Halloween is
such a cool opportunity to make awesome, spooky music with children. It’s
always one of my favorite times of the year! It’s also conference month, which
means we always end up with a week of weird schedules and half-days. It can be
hard to find a lesson that is engaging but also enrichment. Spooky books are a great
solution. We try to stay away from things that are exclusively Halloween and do
spooky things instead, so all students can participate. Last year, the kids hada blast with the Bill Martin Jr/Eric Carle book A Ghost Story. This year, we
are exploring another Bill Martin Jr. book: A Spooky Story.
The book, the cards I use to help students remember their character, and a few of the instruments kids commonly choose.
This book is
a very formulaic counting book. “Out of the shadows, out of the flum,” is
followed by a number of spooky characters including a cat, witches, skeletons,
and werewolves. The end of the book has those characters doing several things
like wailing and turning, and we use that as an opportunity to crescendo. The
characters finally go back into the flum, a good opportunity for a decrescendo.
Inevitably,
a kid always asks, “What is flum?” Because the author made it up, kids use
context clues to decide what exactly the flum is. Usually kids decide it is
some kind of home world or portal for the spooky characters. Yay
cross-curricular opportunities!
We begin by
reading the book a few times, until the kids can identify the form of the book.
We then add in D and F on tone bars to lay a spooky, minor sound blanket over
the story. Students choose instruments for “shadows,” “flum,” and each of the
10 characters.

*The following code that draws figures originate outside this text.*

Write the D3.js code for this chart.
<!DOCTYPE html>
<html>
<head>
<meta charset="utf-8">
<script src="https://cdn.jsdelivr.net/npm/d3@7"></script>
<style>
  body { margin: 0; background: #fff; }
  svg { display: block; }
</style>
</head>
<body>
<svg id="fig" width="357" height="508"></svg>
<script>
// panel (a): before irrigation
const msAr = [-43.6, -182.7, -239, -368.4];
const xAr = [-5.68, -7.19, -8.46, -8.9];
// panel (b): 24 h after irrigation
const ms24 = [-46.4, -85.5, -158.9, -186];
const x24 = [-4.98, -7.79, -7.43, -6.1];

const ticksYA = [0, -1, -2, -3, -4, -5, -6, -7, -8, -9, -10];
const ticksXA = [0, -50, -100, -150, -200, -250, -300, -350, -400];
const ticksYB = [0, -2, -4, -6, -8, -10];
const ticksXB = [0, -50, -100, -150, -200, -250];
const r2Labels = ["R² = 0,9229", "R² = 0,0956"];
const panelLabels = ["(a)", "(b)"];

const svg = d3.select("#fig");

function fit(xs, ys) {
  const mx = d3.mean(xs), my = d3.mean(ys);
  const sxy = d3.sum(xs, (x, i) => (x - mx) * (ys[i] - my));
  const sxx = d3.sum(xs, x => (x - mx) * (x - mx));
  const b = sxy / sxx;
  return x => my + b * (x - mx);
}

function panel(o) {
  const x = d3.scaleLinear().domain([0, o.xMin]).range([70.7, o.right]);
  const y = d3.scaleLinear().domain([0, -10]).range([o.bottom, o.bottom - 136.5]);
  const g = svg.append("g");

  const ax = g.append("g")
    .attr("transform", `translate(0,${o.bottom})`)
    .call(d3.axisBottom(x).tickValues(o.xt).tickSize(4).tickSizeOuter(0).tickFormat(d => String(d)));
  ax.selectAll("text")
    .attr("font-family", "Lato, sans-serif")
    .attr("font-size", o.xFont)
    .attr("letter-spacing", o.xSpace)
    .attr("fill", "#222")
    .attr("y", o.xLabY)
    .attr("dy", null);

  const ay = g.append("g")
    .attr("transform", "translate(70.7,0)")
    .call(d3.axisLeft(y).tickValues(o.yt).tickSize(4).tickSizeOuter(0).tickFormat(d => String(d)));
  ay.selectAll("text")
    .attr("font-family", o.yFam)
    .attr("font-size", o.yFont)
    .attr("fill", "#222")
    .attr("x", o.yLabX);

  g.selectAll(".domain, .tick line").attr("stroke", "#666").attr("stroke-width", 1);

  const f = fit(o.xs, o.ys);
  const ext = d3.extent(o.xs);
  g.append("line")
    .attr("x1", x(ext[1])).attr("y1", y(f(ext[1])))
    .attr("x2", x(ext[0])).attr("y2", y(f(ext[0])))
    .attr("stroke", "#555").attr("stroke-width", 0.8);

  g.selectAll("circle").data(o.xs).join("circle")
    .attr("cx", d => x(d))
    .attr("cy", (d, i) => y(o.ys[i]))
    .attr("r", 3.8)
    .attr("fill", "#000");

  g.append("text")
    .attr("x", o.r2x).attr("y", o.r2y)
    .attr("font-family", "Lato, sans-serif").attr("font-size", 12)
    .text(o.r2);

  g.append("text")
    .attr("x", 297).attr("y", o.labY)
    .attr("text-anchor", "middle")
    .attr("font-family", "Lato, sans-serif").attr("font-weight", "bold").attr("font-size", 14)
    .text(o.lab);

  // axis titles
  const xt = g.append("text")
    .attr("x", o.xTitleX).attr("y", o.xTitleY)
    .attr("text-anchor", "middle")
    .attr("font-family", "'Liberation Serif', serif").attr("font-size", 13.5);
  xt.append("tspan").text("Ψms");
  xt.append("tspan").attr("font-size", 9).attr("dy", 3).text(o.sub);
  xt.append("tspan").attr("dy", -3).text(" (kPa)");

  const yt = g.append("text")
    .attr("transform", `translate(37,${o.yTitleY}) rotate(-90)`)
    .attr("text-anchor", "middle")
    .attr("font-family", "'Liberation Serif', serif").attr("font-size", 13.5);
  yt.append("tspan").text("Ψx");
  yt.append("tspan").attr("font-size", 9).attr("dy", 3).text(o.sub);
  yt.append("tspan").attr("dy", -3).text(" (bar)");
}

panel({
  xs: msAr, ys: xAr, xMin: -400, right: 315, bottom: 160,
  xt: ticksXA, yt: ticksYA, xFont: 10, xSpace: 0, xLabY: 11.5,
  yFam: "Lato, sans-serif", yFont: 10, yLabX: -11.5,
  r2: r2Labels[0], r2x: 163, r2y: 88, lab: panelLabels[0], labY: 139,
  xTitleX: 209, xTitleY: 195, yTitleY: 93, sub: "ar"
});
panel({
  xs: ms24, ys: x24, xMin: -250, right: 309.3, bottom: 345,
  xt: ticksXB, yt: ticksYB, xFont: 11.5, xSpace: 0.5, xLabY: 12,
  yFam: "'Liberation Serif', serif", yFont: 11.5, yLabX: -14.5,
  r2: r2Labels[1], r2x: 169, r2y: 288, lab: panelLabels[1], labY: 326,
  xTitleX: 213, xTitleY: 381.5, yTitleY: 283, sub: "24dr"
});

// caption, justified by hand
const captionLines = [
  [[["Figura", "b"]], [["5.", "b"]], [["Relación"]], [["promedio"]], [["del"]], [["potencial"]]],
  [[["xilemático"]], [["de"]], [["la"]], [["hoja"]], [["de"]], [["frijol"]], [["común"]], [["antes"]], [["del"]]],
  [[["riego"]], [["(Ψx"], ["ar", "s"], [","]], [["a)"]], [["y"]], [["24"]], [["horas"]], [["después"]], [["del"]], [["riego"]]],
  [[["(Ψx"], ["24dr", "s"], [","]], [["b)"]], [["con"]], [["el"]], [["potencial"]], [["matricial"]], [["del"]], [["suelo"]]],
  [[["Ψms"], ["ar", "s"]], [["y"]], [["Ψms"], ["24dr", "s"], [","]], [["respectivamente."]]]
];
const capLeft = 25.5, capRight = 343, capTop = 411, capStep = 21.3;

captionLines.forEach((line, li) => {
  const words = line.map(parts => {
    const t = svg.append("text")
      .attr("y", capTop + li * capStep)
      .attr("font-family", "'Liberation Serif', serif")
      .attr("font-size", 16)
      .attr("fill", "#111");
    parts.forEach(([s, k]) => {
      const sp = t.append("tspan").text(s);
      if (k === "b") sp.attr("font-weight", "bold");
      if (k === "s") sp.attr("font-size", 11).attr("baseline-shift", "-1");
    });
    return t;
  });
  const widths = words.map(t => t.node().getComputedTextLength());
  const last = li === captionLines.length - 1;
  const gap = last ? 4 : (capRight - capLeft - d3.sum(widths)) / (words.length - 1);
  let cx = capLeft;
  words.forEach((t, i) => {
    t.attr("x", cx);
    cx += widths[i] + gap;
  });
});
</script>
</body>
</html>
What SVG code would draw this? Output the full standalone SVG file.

This is a great way for students to explore instruments they don’t
get to play very frequently like the ratchet, the thunder tube, and my piano. It’s
also good practice to model the correct way to choose an instrument to fit a
theme or character. My kids are always tempted to choose an instrument just
because they like it, not because it is the best choice for the sound they
want. So we go over the fact that we may love the bell tree because it sounds like
Tinker Bell, but it’s probably not be the best choice for a spooky werewolf.
Students play through the book several times, switching instruments each time. I have cards for each of the characters so they don’t forget who they are. One student also serves as the narrator and reads the book. When the kids are ready, we record. Kids get very excited about sending a recording to their teacher, and beg me to play it for the kindergarteners to see if it scares them. You could very easily have kinder classes choose the spookiest recording.
Hope you
have a spooky time with this fantastic book!